§ THE REQUEST
Output all the data exactly. Pictures do not belong in the copy.
Begin
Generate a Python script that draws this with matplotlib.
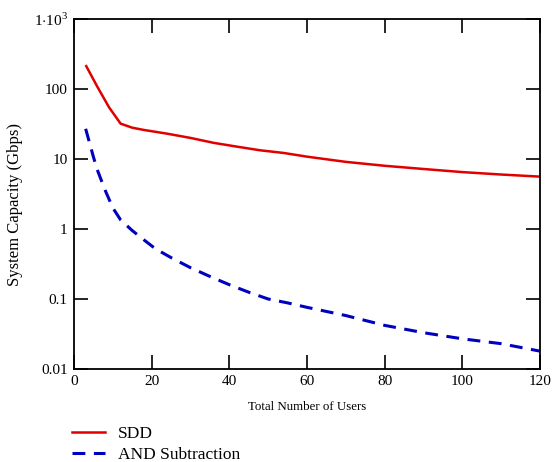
import matplotlib
matplotlib.use("Agg")
import matplotlib.pyplot as plt
from matplotlib.lines import Line2D

sdd_x = [3, 6, 9, 12, 15, 18, 24, 30, 36, 42, 48, 54, 60, 70, 80, 90, 100, 110, 120]
sdd_y = [220, 108, 55, 32, 28, 26, 23, 20, 17, 15, 13.3, 12.2, 10.8, 9.1, 8.0, 7.2, 6.5, 6.0, 5.6]

and_x = [3, 4, 5, 6, 8, 10, 12, 15, 18, 21, 25, 30, 35, 40, 45, 50, 55, 60, 70, 80, 90, 100, 110, 120]
and_y = [27, 17, 10.7, 7, 3.6, 2.0, 1.35, 0.95, 0.7, 0.52, 0.39, 0.28, 0.21, 0.16, 0.125, 0.1,
         0.088, 0.076, 0.058, 0.042, 0.033, 0.027, 0.023, 0.018]

x_ticks = [0, 20, 40, 60, 80, 100, 120]
y_ticks = [0.01, 0.1, 1, 10, 100, 1000]
y_tick_labels = ["0.01", "0.1", "1", "10", "100", r"1$\cdot$10$^{3}$"]

plt.rcParams['font.family'] = ['Liberation Serif', 'DejaVu Serif']
plt.rcParams['mathtext.fontset'] = 'custom'
plt.rcParams['mathtext.rm'] = 'Liberation Serif'

fig = plt.figure(figsize=(5.57, 4.62), dpi=100)
ax = fig.add_axes([74/557, 1-369/462, (540-74)/557, (369-19)/462])

ax.plot(sdd_x, sdd_y, color='#e00000', lw=1.8, solid_capstyle='butt')
ax.plot(and_x, and_y, color='#0000c0', lw=2.2, dashes=(4.2, 2.8))

ax.set_yscale('log')
ax.set_xlim(0, 120)
ax.set_ylim(0.01, 1000)
ax.set_xticks(x_ticks)
ax.set_xticklabels([str(v) for v in x_ticks])
ax.set_yticks(y_ticks)
ax.set_yticklabels(y_tick_labels)
ax.minorticks_off()
ax.tick_params(axis='both', which='major', direction='in', length=10, width=1.2,
               top=True, right=True, labelsize=11, pad=4.5, colors='black')
for s in ax.spines.values():
    s.set_linewidth(1.3)

ax.set_ylabel("System Capacity (Gbps)", fontsize=12)
ax.yaxis.set_label_coords((23-74)/466, 0.471)
fig.text(307/557, 1-407/462, "Total Number of Users", fontsize=9.3, ha='center', va='center')

handles = [Line2D([], [], color='#e00000', lw=1.8),
           Line2D([], [], color='#0000c0', lw=2.2, dashes=(4.2, 2.8))]
leg = fig.legend(handles, ["SDD", "AND Subtraction"], loc='upper left',
                 bbox_to_anchor=(72/557, 1-426/462), frameon=False, fontsize=12.5,
                 handlelength=1.9, handletextpad=0.75, labelspacing=0.25, borderaxespad=0,
                 borderpad=0)

fig.savefig("out.png", dpi=100)
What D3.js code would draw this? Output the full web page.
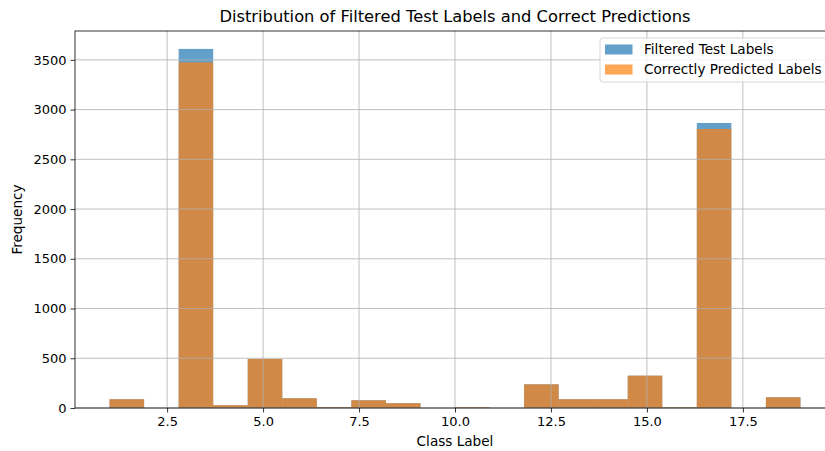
End
§ RESPONSE BELOW
Generate a Python script that draws this with matplotlib.
import matplotlib
matplotlib.use("Agg")
import matplotlib.pyplot as plt
from matplotlib.lines import Line2D

sdd_x = [3, 6, 9, 12, 15, 18, 24, 30, 36, 42, 48, 54, 60, 70, 80, 90, 100, 110, 120]
sdd_y = [220, 108, 55, 32, 28, 26, 23, 20, 17, 15, 13.3, 12.2, 10.8, 9.1, 8.0, 7.2, 6.5, 6.0, 5.6]

and_x = [3, 4, 5, 6, 8, 10, 12, 15, 18, 21, 25, 30, 35, 40, 45, 50, 55, 60, 70, 80, 90, 100, 110, 120]
and_y = [27, 17, 10.7, 7, 3.6, 2.0, 1.35, 0.95, 0.7, 0.52, 0.39, 0.28, 0.21, 0.16, 0.125, 0.1,
         0.088, 0.076, 0.058, 0.042, 0.033, 0.027, 0.023, 0.018]

x_ticks = [0, 20, 40, 60, 80, 100, 120]
y_ticks = [0.01, 0.1, 1, 10, 100, 1000]
y_tick_labels = ["0.01", "0.1", "1", "10", "100", r"1$\cdot$10$^{3}$"]

plt.rcParams['font.family'] = ['Liberation Serif', 'DejaVu Serif']
plt.rcParams['mathtext.fontset'] = 'custom'
plt.rcParams['mathtext.rm'] = 'Liberation Serif'

fig = plt.figure(figsize=(5.57, 4.62), dpi=100)
ax = fig.add_axes([74/557, 1-369/462, (540-74)/557, (369-19)/462])

ax.plot(sdd_x, sdd_y, color='#e00000', lw=1.8, solid_capstyle='butt')
ax.plot(and_x, and_y, color='#0000c0', lw=2.2, dashes=(4.2, 2.8))

ax.set_yscale('log')
ax.set_xlim(0, 120)
ax.set_ylim(0.01, 1000)
ax.set_xticks(x_ticks)
ax.set_xticklabels([str(v) for v in x_ticks])
ax.set_yticks(y_ticks)
ax.set_yticklabels(y_tick_labels)
ax.minorticks_off()
ax.tick_params(axis='both', which='major', direction='in', length=10, width=1.2,
               top=True, right=True, labelsize=11, pad=4.5, colors='black')
for s in ax.spines.values():
    s.set_linewidth(1.3)

ax.set_ylabel("System Capacity (Gbps)", fontsize=12)
ax.yaxis.set_label_coords((23-74)/466, 0.471)
fig.text(307/557, 1-407/462, "Total Number of Users", fontsize=9.3, ha='center', va='center')

handles = [Line2D([], [], color='#e00000', lw=1.8),
           Line2D([], [], color='#0000c0', lw=2.2, dashes=(4.2, 2.8))]
leg = fig.legend(handles, ["SDD", "AND Subtraction"], loc='upper left',
                 bbox_to_anchor=(72/557, 1-426/462), frameon=False, fontsize=12.5,
                 handlelength=1.9, handletextpad=0.75, labelspacing=0.25, borderaxespad=0,
                 borderpad=0)

fig.savefig("out.png", dpi=100)
What D3.js code would draw this? Output the full web page.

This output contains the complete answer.